"Ordinary shareholders in Bank of Ireland will be happy to inject €1.5bn in fresh capital, predicts Paddy Stronge"
In last Sunday's Independent there was a wonderfully reassuring piece from banker Paddy Stronge, in which he explains that if you're one of the lucky investors in Bank of Ireland who've seen 90% of their value erased all will end up well if you put more money in. Seriously!
Apparently B of I can't sell its bad loans to Nama at a discount from what the bank thinks they are worth:
It would be unwise to rely on Peter Bacon to determine the appropriate valuations as he has not reviewed the individual loans to be transferred.
The bank's own detailed assessments, independently confirmed, are likely to be much more accurate.
However, if Nama were to somehow insist on unreasonable write downs of the loans, the bank's directors would be in an untenable position. They have a fiduciary duty to look after the interests of their shareholders.
Which means that Nama is just going to have to buy the loans at B of I's valuation, because otherwise B of I will, will, will .. do something. I wonder if they'll come with the rose-tinted crystal ball that was used to value them?
At this point, the bank will be in a strong position to raise new capital from its existing shareholders. The bank will need to raise €1.5bn from the existing shareholders before December 31, 2009, to ensure that the Government cannot exercise its option, under the recapitalisation scheme, to purchase 10 per cent of the ordinary shares of the bank at 20c a share.
The take-up by the Government of Bank of Ireland shares at such a low price would be a disastrous permanent dilution to be borne by the ordinary shareholders.
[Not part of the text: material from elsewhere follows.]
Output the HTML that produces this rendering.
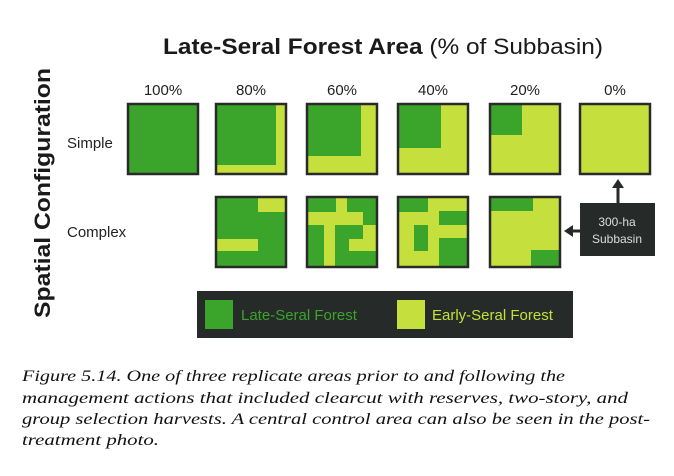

Many shareholders have already lost more than 90 per cent of the monies they have invested in Bank of Ireland and there would be little chance of significant recovery in the share price if the Government were to exercise this option.
Leading to the logical conclusion that:
At that point, though it may seem difficult for shareholders who have already lost thousands, the final endgame is for them to commit further funds to the bank, thereby avoiding nationalisation and helping the share price to make solid gains in the years ahead.